Requirements :: Pictures aside, quote the whole listing exactly.

Data segment ::

# # #

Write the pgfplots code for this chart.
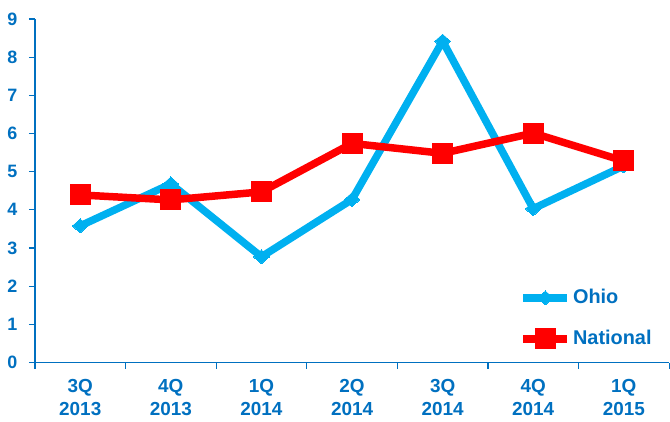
\documentclass[border=0pt]{standalone}
\usepackage{pgfplots}
\pgfplotsset{compat=1.18}
\usepackage{fontspec}
\setmainfont{Liberation Sans}
\definecolor{axblue}{HTML}{0070C0}
\definecolor{ohio}{HTML}{00B0F0}
\definecolor{natred}{HTML}{FF0000}
\begin{document}
\begin{tikzpicture}
\begin{axis}[
    scale only axis,
    width=635bp, height=344bp,
    xmin=-0.5, xmax=6.5, ymin=0, ymax=9,
    axis x line*=bottom, axis y line*=left,
    axis line style={axblue, line width=1.8bp, -},
    xtick={0,...,6},
    xticklabels={{3Q\\2013},{4Q\\2013},{1Q\\2014},{2Q\\2014},{3Q\\2014},{4Q\\2014},{1Q\\2015}},
    xticklabel style={align=center, font=\bfseries\fontsize{19}{23}\selectfont, text=axblue, yshift=-7bp},
    major x tick style={draw=none},
    minor xtick={-0.5,0.5,...,6.5},
    minor x tick style={axblue, line width=1.2bp},
    minor tick length=6bp,
    ytick={0,...,9},
    yticklabels={0,1,2,3,4,5,6,7,8,9},
    yticklabel style={font=\bfseries\fontsize{18}{20}\selectfont, text=axblue, xshift=-8bp},
    major y tick style={axblue, line width=1.2bp},
    major tick length=6bp,
    tick align=outside,
    legend style={draw=none, fill=none, at={(0.764,0.035)}, anchor=south west, inner sep=0pt,
        font=\bfseries\fontsize{20}{22}\selectfont, text=axblue, row sep=18bp,
        nodes={text height=15bp, text depth=4bp, inner sep=2bp}},
    legend cell align=left,
    legend image code/.code={\draw[mark repeat=2,mark phase=2] plot coordinates {(0bp,0bp) (22bp,0bp) (44bp,0bp)};},
    clip=false,
]
\addplot[ohio, line width=7.5bp, line join=round, mark=diamond*, mark size=7bp, mark options={line width=0bp, xscale=1.5}] coordinates {
(0,3.58) (1,4.68) (2,2.77) (3,4.27) (4,8.42) (5,4.03) (6,5.15)
};
\addlegendentry{Ohio}
\addplot[natred, line width=7.5bp, line join=round, mark=square*, mark size=10bp, mark options={line width=0bp}] coordinates {
(0,4.39) (1,4.26) (2,4.47) (3,5.74) (4,5.48) (5,6.01) (6,5.28)
};
\addlegendentry{National}
\path (rel axis cs:0,0) ++(-35bp,-59bp) coordinate (bbl);
\path (rel axis cs:1,1) ++(0bp,19bp) coordinate (bbr);
\end{axis}
\useasboundingbox (bbl) rectangle (bbr);
\end{tikzpicture}
\end{document}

# # #

Written response ::
Write the pgfplots code for this chart.
\documentclass[border=0pt]{standalone}
\usepackage{pgfplots}
\pgfplotsset{compat=1.18}
\usepackage{fontspec}
\setmainfont{Liberation Sans}
\definecolor{axblue}{HTML}{0070C0}
\definecolor{ohio}{HTML}{00B0F0}
\definecolor{natred}{HTML}{FF0000}
\begin{document}
\begin{tikzpicture}
\begin{axis}[
    scale only axis,
    width=635bp, height=344bp,
    xmin=-0.5, xmax=6.5, ymin=0, ymax=9,
    axis x line*=bottom, axis y line*=left,
    axis line style={axblue, line width=1.8bp, -},
    xtick={0,...,6},
    xticklabels={{3Q\\2013},{4Q\\2013},{1Q\\2014},{2Q\\2014},{3Q\\2014},{4Q\\2014},{1Q\\2015}},
    xticklabel style={align=center, font=\bfseries\fontsize{19}{23}\selectfont, text=axblue, yshift=-7bp},
    major x tick style={draw=none},
    minor xtick={-0.5,0.5,...,6.5},
    minor x tick style={axblue, line width=1.2bp},
    minor tick length=6bp,
    ytick={0,...,9},
    yticklabels={0,1,2,3,4,5,6,7,8,9},
    yticklabel style={font=\bfseries\fontsize{18}{20}\selectfont, text=axblue, xshift=-8bp},
    major y tick style={axblue, line width=1.2bp},
    major tick length=6bp,
    tick align=outside,
    legend style={draw=none, fill=none, at={(0.764,0.035)}, anchor=south west, inner sep=0pt,
        font=\bfseries\fontsize{20}{22}\selectfont, text=axblue, row sep=18bp,
        nodes={text height=15bp, text depth=4bp, inner sep=2bp}},
    legend cell align=left,
    legend image code/.code={\draw[mark repeat=2,mark phase=2] plot coordinates {(0bp,0bp) (22bp,0bp) (44bp,0bp)};},
    clip=false,
]
\addplot[ohio, line width=7.5bp, line join=round, mark=diamond*, mark size=7bp, mark options={line width=0bp, xscale=1.5}] coordinates {
(0,3.58) (1,4.68) (2,2.77) (3,4.27) (4,8.42) (5,4.03) (6,5.15)
};
\addlegendentry{Ohio}
\addplot[natred, line width=7.5bp, line join=round, mark=square*, mark size=10bp, mark options={line width=0bp}] coordinates {
(0,4.39) (1,4.26) (2,4.47) (3,5.74) (4,5.48) (5,6.01) (6,5.28)
};
\addlegendentry{National}
\path (rel axis cs:0,0) ++(-35bp,-59bp) coordinate (bbl);
\path (rel axis cs:1,1) ++(0bp,19bp) coordinate (bbr);
\end{axis}
\useasboundingbox (bbl) rectangle (bbr);
\end{tikzpicture}
\end{document}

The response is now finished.